▸ Dataset extract
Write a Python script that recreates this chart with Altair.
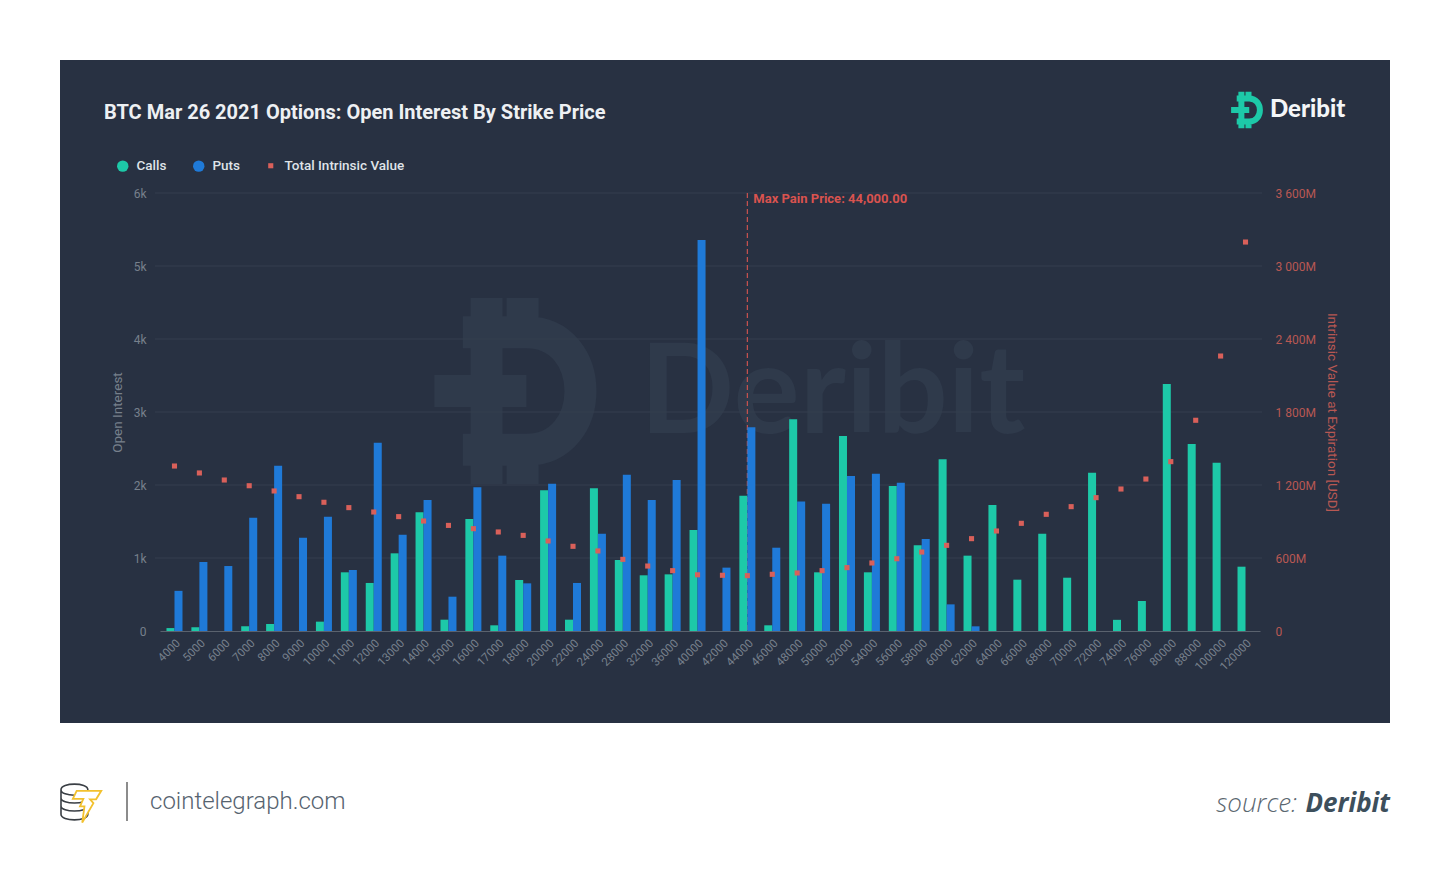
import altair as alt
import pandas as pd

# ---------------- data ----------------
strikes = ["4000", "5000", "6000", "7000", "8000", "9000", "10000", "11000", "12000",
           "13000", "14000", "15000", "16000", "17000", "18000", "20000", "22000",
           "24000", "28000", "32000", "36000", "40000", "42000", "44000", "46000",
           "48000", "50000", "52000", "54000", "56000", "58000", "60000", "62000",
           "64000", "66000", "68000", "70000", "72000", "74000", "76000", "80000",
           "88000", "100000", "120000"]

calls = [40, 50, 0, 65, 96, 0, 128, 804, 658, 1064, 1626, 155, 1534, 78, 699, 1927,
         155, 1954, 973, 763, 776, 1384, 0, 1854, 78, 2900, 804, 2671, 804, 1986, 1174,
         2352, 1032, 1726, 703, 1333, 730, 2169, 153, 411, 3384, 2562, 2306, 881]

puts = [550, 945, 890, 1550, 2265, 1278, 1566, 836, 2580, 1320, 1795, 470, 1968, 1032,
        653, 2018, 658, 1333, 2141, 1795, 2068, 5356, 868, 2790, 1141, 1775, 1744, 2123,
        2155, 2032, 1260, 365, 64, 0, 0, 0, 0, 0, 0, 0, 0, 0, 0, 0]

# total intrinsic value at expiration, millions of USD
intrinsic_musd = [1356, 1299, 1241, 1194, 1151, 1104, 1058, 1014, 978, 940, 904, 868,
                  841, 814, 786, 740, 696, 658, 589, 534, 496, 462, 458, 455, 466, 477,
                  496, 521, 559, 594, 649, 704, 759, 822, 885, 959, 1022, 1096, 1167,
                  1249, 1392, 1732, 2260, 3197]

oi_ticks = [0, 1000, 2000, 3000, 4000, 5000, 6000]
iv_ticks = [0, 600, 1200, 1800, 2400, 3000, 3600]
series_names = ["Calls", "Puts"]
iv_name = "Total Intrinsic Value"
max_pain_strike = "44000"
max_pain_label = "Max Pain Price: 44,000.00"
title_text = "BTC Mar 26 2021 Options: Open Interest By Strike Price"

# ---------------- style ----------------
W, H = 1100, 438
BG = "#283142"
TEAL = "#1dc9a8"
BLUE = "#1f7ad8"
RED = "#d9605a"
AXIS_GRAY = "#77808c"
RIGHT_RED = "#b85853"
FONT = "Roboto"

bars_df = pd.DataFrame({
    "strike": strikes * 2,
    "series": ["Calls"] * len(strikes) + ["Puts"] * len(strikes),
    "oi": calls + puts,
})
iv_df = pd.DataFrame({"strike": strikes, "iv": intrinsic_musd, "series": iv_name})
grid_df = pd.DataFrame({"v": oi_ticks[1:]})
mp_df = pd.DataFrame({"strike": [max_pain_strike], "label": [max_pain_label]})


def one(text):
    return pd.DataFrame({"t": [text]})


xenc = alt.X(
    "strike:N", sort=strikes,
    scale=alt.Scale(paddingInner=0.357, paddingOuter=0.26),
    axis=alt.Axis(title=None, labelAngle=-45, labelColor=AXIS_GRAY, labelFontSize=11.5,
                  labelFont=FONT, ticks=False, domainColor="#5a626e", labelPadding=6,
                  zindex=1),
)

# dark panel behind the chart
panel = alt.Chart(one("p")).mark_rect(color=BG).encode(
    x=alt.value(-100), x2=alt.value(1230), y=alt.value(-133), y2=alt.value(530))

logo_path = ("M-0.55,-0.62 L0.12,-0.62 C0.88,-0.62 0.88,0.62 0.12,0.62 L-0.55,0.62 "
             "M-0.3,-0.62 L-0.3,0.62 M-0.3,-0.98 L-0.3,-0.62 M0.08,-0.98 L0.08,-0.62 "
             "M-0.3,0.62 L-0.3,0.98 M0.08,0.62 L0.08,0.98 M-0.85,0 L0.12,0")

wm_logo = alt.Chart(one("w")).mark_point(
    shape=logo_path, filled=False, stroke="#2f3a4b", strokeWidth=32, size=36000,
    strokeCap="butt", opacity=1).encode(x=alt.value(355), y=alt.value(198))
wm_text = alt.Chart(one("Deribit")).mark_text(
    font="Lato", fontWeight="bold", fontSize=124, color="#2f3a4b", align="left",
    baseline="alphabetic").encode(x=alt.value(480), y=alt.value(240), text="t:N")

grid = alt.Chart(grid_df).mark_rule(color="#343e4f", strokeWidth=1).encode(
    y=alt.Y("v:Q", scale=alt.Scale(domain=[0, 6000], nice=False), axis=None),
    x=alt.value(-5), x2=alt.value(W + 2))

mp_rule = alt.Chart(mp_df).mark_rule(color="#c9524f", strokeDash=[5, 3], strokeWidth=1.2).encode(
    x=xenc, y=alt.value(0), y2=alt.value(H))

bars = alt.Chart(bars_df).mark_bar().encode(
    x=xenc,
    xOffset=alt.XOffset("series:N", sort=series_names, scale=alt.Scale(paddingInner=0)),
    y=alt.Y("oi:Q", scale=alt.Scale(domain=[0, 6000], nice=False),
            axis=alt.Axis(values=oi_ticks,
                          labelExpr="datum.value == 0 ? '0' : format(datum.value, '~s')",
                          title="Open Interest", grid=False,
                          orient="left", ticks=False, domain=False, labelColor=AXIS_GRAY,
                          labelFontSize=12, labelFont=FONT, labelPadding=14,
                          titleColor=AXIS_GRAY, titleFontSize=13.5, titleFont=FONT,
                          titleFontWeight="normal", titlePadding=9, zindex=1)),
    color=alt.Color("series:N",
                    scale=alt.Scale(domain=series_names, range=[TEAL, BLUE]),
                    legend=alt.Legend(orient="none", legendX=-44, legendY=-34,
                                      direction="horizontal", title=None,
                                      symbolType="circle", symbolSize=130,
                                      symbolStrokeWidth=0, labelColor="#dfe3e8",
                                      labelFontSize=13.5, labelFont=FONT,
                                      labelFontWeight=500, columnPadding=25,
                                      labelOffset=7, padding=0)),
)

points = alt.Chart(iv_df).mark_point(filled=True, size=26, opacity=1, strokeWidth=0).encode(
    x=xenc,
    y=alt.Y("iv:Q", scale=alt.Scale(domain=[0, 3600], nice=False),
            axis=alt.Axis(orient="right", values=iv_ticks, grid=False, ticks=False,
                          domain=False,
                          labelExpr="datum.value == 0 ? '0' : replace(format(datum.value, ','), ',', ' ') + 'M'",
                          labelColor=RIGHT_RED, labelFontSize=12, labelFont=FONT,
                          labelPadding=15, title="Intrinsic Value at Expiration [USD]",
                          titleColor=RIGHT_RED, titleFontSize=13.5, titleFont=FONT,
                          titleFontWeight="normal", titleAngle=90, titlePadding=9,
                          zindex=1)),
    shape=alt.Shape("series:N", scale=alt.Scale(domain=[iv_name], range=["square"]),
                    legend=alt.Legend(orient="none", legendX=104, legendY=-34,
                                      title=None, symbolFillColor=RED,
                                      symbolStrokeWidth=0, symbolSize=26,
                                      labelColor="#dfe3e8", labelFontSize=13.5,
                                      labelFont=FONT, labelFontWeight=500,
                                      labelOffset=7, padding=0)),
    fill=alt.value(RED),
)

mp_text = alt.Chart(mp_df).mark_text(
    align="left", dx=6, color="#d9534f", fontWeight="bold", fontSize=13, font=FONT,
    baseline="middle").encode(x=xenc, y=alt.value(6), text="label:N")

title_mark = alt.Chart(one(title_text)).mark_text(
    align="left", baseline="alphabetic", font=FONT, fontSize=20, fontWeight="bold",
    color="#eef0f3").encode(x=alt.value(-56), y=alt.value(-74), text="t:N")

logo_icon = alt.Chart(one("i")).mark_point(
    shape=logo_path, filled=False, stroke=TEAL, strokeWidth=6, size=1400,
    strokeCap="butt", opacity=1).encode(x=alt.value(1087), y=alt.value(-83))
logo_text = alt.Chart(one("Deribit")).mark_text(
    align="left", baseline="middle", font="Lato", fontWeight=900, fontSize=24,
    color="#f4f6f8").encode(x=alt.value(1110), y=alt.value(-83), text="t:N")

# footer (white area)
coins_path = ("M-0.85,-0.55 C-0.85,-0.88 0.35,-0.88 0.35,-0.55 C0.35,-0.22 -0.85,-0.22 -0.85,-0.55 Z "
              "M-0.85,-0.55 L-0.85,0.55 M0.35,-0.55 L0.35,0.55 "
              "M-0.85,-0.18 C-0.85,0.12 0.35,0.12 0.35,-0.18 "
              "M-0.85,0.18 C-0.85,0.48 0.35,0.48 0.35,0.18 "
              "M-0.85,0.55 C-0.85,0.88 0.35,0.88 0.35,0.55")
bolt_path = ("M-0.15,-0.5 L0.95,-0.5 L0.72,-0.12 L0.45,-0.12 L0.6,0.05 L0.1,0.92 "
             "L0.2,0.2 L0.0,0.2 L0.15,-0.14 L-0.32,-0.14 Z")
coins = alt.Chart(one("c")).mark_point(
    shape=coins_path, filled=False, stroke="#3a3f45", strokeWidth=1.6, size=2000,
    opacity=1).encode(x=alt.value(-80), y=alt.value(609))
bolt = alt.Chart(one("b")).mark_point(
    shape=bolt_path, filled=True, fill="white", stroke="#f2c12e", strokeWidth=1.8,
    size=2000, opacity=1).encode(x=alt.value(-80), y=alt.value(609))
sep = alt.Chart(one("s")).mark_rule(color="#8c8c8c", strokeWidth=2).encode(
    x=alt.value(-33), y=alt.value(589), y2=alt.value(628))
ct_text = alt.Chart(one("cointelegraph.com")).mark_text(
    align="left", baseline="alphabetic", font=FONT, fontWeight=300, fontSize=24,
    color="#56636f").encode(x=alt.value(-10), y=alt.value(616), text="t:N")
src1 = alt.Chart(one("source:")).mark_text(
    align="right", baseline="alphabetic", font="Open Sans", fontWeight=300,
    fontStyle="italic", fontSize=26, color="#5b6770").encode(
    x=alt.value(1137), y=alt.value(619), text="t:N")
src2 = alt.Chart(one("Deribit")).mark_text(
    align="right", baseline="alphabetic", font="Open Sans", fontWeight="bold",
    fontStyle="italic", fontSize=26, color="#3d4f5c").encode(
    x=alt.value(1230), y=alt.value(619), text="t:N")

chart = alt.layer(
    panel, wm_logo, wm_text, grid, mp_rule, bars, points, mp_text,
    title_mark, logo_icon, logo_text, coins, bolt, sep, ct_text, src1, src2,
).resolve_scale(
    y="independent", color="independent", shape="independent"
).properties(
    width=W, height=H,
    autosize=alt.AutoSizeParams(type="none"),
    padding={"left": 152, "top": 185, "right": 182, "bottom": 237},
    background="white",
).configure_view(stroke=None)

chart.save("out.html", embed_options={"renderer": "svg", "actions": False})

▸ Problem to work on
Please quote the lines of the material, beginning with the first and ending with the one that contains "0, 0, 0, 0, 0]", exactly as written and without any pictures.

▸ Exercise response
Write a Python script that recreates this chart with Altair.
import altair as alt
import pandas as pd

# ---------------- data ----------------
strikes = ["4000", "5000", "6000", "7000", "8000", "9000", "10000", "11000", "12000",
           "13000", "14000", "15000", "16000", "17000", "18000", "20000", "22000",
           "24000", "28000", "32000", "36000", "40000", "42000", "44000", "46000",
           "48000", "50000", "52000", "54000", "56000", "58000", "60000", "62000",
           "64000", "66000", "68000", "70000", "72000", "74000", "76000", "80000",
           "88000", "100000", "120000"]

calls = [40, 50, 0, 65, 96, 0, 128, 804, 658, 1064, 1626, 155, 1534, 78, 699, 1927,
         155, 1954, 973, 763, 776, 1384, 0, 1854, 78, 2900, 804, 2671, 804, 1986, 1174,
         2352, 1032, 1726, 703, 1333, 730, 2169, 153, 411, 3384, 2562, 2306, 881]

puts = [550, 945, 890, 1550, 2265, 1278, 1566, 836, 2580, 1320, 1795, 470, 1968, 1032,
        653, 2018, 658, 1333, 2141, 1795, 2068, 5356, 868, 2790, 1141, 1775, 1744, 2123,
        2155, 2032, 1260, 365, 64, 0, 0, 0, 0, 0, 0, 0, 0, 0, 0, 0]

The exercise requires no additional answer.